Contentious probate and legal indemnity risks
Kate Thorp, manager of executor and inheritance protection at Dual Asset Underwriting talks about the complex nature of estate administration…
What are the main risks that exist when administering an estate?
I would say it is someone coming out of the woodwork and contesting the Will (if there is a Will) and/or making a claim for financial provision. Proprietary estoppel claims seem to be on the increase as well. These claims can be notoriously difficult to defend from our experience. Also, with modern society, it is more common that foreign nationals are the beneficiaries of an estate. Not only can they sometimes be difficult to trace, depending on their country of residence, but even when they are traced, establishing they are the correct person, can be difficult. Identity documents cannot always be relied upon, which presents difficulties for the personal representative, as they may be paying the wrong person. Fraud is very much on everyone’s mind in the legal profession at the moment with the recent Dreamvar case, so we are seeing an increase in these types of cases.
Do you deal with the public who are administrating an estate?
Individuals are often appointed as the administrator or executor. It’s not always a professional who is appointed. They should still consider obtaining legal advice though in my view. At DUAL Asset, we can only deal with cases where a professional is involved in administering the estate. We need to know that a full disclosure is being made to us as part of the insurance proposal and the person concerned is receiving the correct legal advice.
Is comprehensive insurance taken out on all estates?
DUAL Asset conceived this type of policy, taking the “all risks” title indemnity policy as the inspiration. Not all estates take out this cover, even though it is relatively low cost, especially when you consider what legal costs could amount to in dealing with a claim, whether there is a basis to that claim or not. The legal bill will be in the thousands after just a couple of bits of correspondence. I believe solicitors should at least be telling their client about this comprehensive product and giving their client the option to take the cover, or not. If they do not tell their client and there is a claim, their client may say the solicitor has been negligent in not disclosing to them the availability of insurance, especially if the claim cannot be recoverable against the solicitors PI insurer, leaving the client on their own to pay the claim or try and recover from the beneficiaries.

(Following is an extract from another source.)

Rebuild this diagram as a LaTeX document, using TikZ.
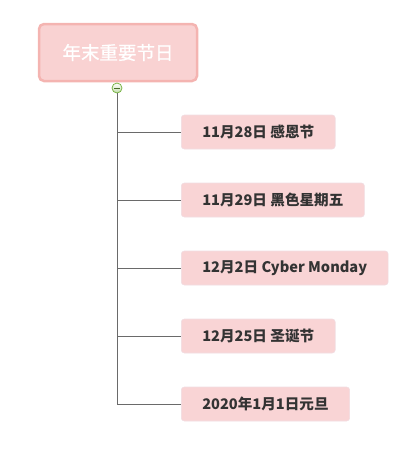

What is your most expensive claim?
It was an estate where we had claims from two individuals six months after the policy was issued. The claims were proprietary estoppel and undue influence by the deceased’s family in “forcing” the deceased to change their Will to exclude the claimants. We ended up settling at mediation and the amount paid out was around £280,000 with legal costs. Not bad for a £800 insurance policy! The insurance allowed the deceased’s family to keep the family home.
What can’t you insure?
We don’t like to decline risks. If we do, then they are usually “obvious” declines, such as the deceased’s child has been traced, but is not replying to correspondence and we are asked to provide missing beneficiary cover. We always try and give clients a couple of options for contentious risks as well, where someone has come out of the woodwork and has made “noises” that they intend to challenge the deceased’s will, using an excess and different premium options. This helps the client balance the cost of the insurance.